Naive Bayes Algorithm and TF-IDF for Detecting Plagiarism in Journal Articles
Keywords:
Cosine Similarity, Feature Extraction, Naïve Bayes, TF-IDF, PlagiarismAbstract
This study examines the implementation of a combination of Naïve Bayes, TF-IDF, and cosine similarity algorithms in detecting plagiarism in journal articles. Technological advances have increased the risk of plagiarism, which poses a serious threat to the integrity of science. The purpose of this study is to explain in detail the implementation of the algorithm to detect plagiarism, as well as measure the effectiveness of its combination. The method used involves the development of a Python-based system that is implemented through a website. The dataset consists of one hundred abstracts of Indonesian-language journal articles on the Internet of Things (IoT) taken from Mendeley software.
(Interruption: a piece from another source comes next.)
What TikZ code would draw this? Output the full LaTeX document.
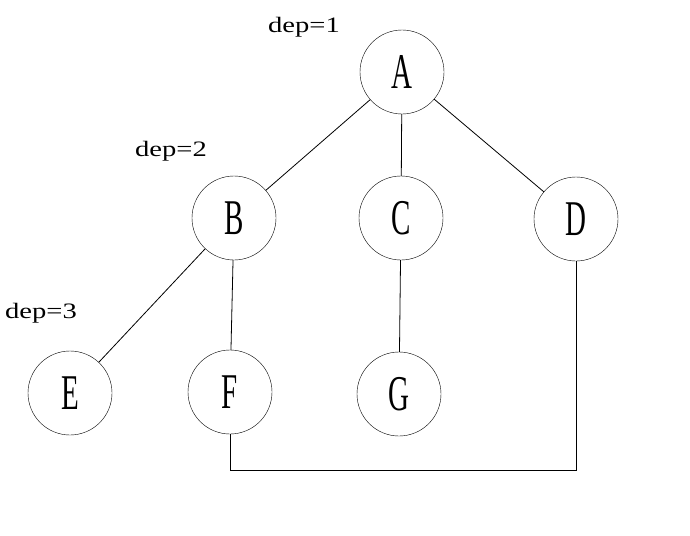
\documentclass[tikz,border=0pt]{standalone}
\usepackage{fontspec}
\usepackage{graphicx}
\setmainfont{Liberation Serif}
\usetikzlibrary{positioning}

\begin{document}
\begin{tikzpicture}[x=1pt,y=-1pt,
  vtx/.style={draw,circle,minimum size=84pt,inner sep=0pt,font=\fontsize{50}{50}\selectfont},
  lvl/.style={font=\fontsize{22}{22}\selectfont,inner sep=0pt},
  edge/.style={line width=0.8pt}]
\useasboundingbox (0,0) rectangle (690,535);
\node[vtx] (a) at (402,72) {\scalebox{0.58}[1]{A}};
\node[vtx] (b) at (234,218) {\scalebox{0.58}[1]{B}};
\node[vtx] (c) at (401,218) {\scalebox{0.58}[1]{C}};
\node[vtx] (d) at (576,219) {\scalebox{0.58}[1]{D}};
\node[vtx] (e) at (70,393) {\scalebox{0.58}[1]{E}};
\node[vtx] (f) at (230,392) {\scalebox{0.58}[1]{F}};
\node[vtx] (g) at (399,394) {\scalebox{0.58}[1]{G}};
\node[lvl] (d1) at (304,27) {\scalebox{1.3}[1]{dep=1}};
\node[lvl] (d2) at (171,151) {\scalebox{1.3}[1]{dep=2}};
\node[lvl] (d3) at (41,313) {\scalebox{1.3}[1]{dep=3}};
\draw[edge] (a)--(b); \draw[edge] (a)--(c); \draw[edge] (a)--(d);
\draw[edge] (b)--(e); \draw[edge] (b)--(f); \draw[edge] (c)--(g);
\draw[edge] (f.south) -- ++(0,36) -| (d.south);
\end{tikzpicture}
\end{document}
The plagiarism limit is set at a maximum threshold of 20%. Implementation is carried out through data preprocessing stages, extraction of text features using a combination of Naïve Bayes and TF-IDF, and measurement of similarity with cosine similarity. The results show that this combination of algorithms has proven to be effective in detecting plagiarism rates in journal article abstracts, providing high accuracy in measuring text similarity. The developed system is able to better extract text features through the combination of Naïve Bayes and TF-IDF, and accurately measure the similarity of text in various test scenarios. This research contributes to the development of fast and accurate plagiarism detection technology, especially in fields that require complex text analysis.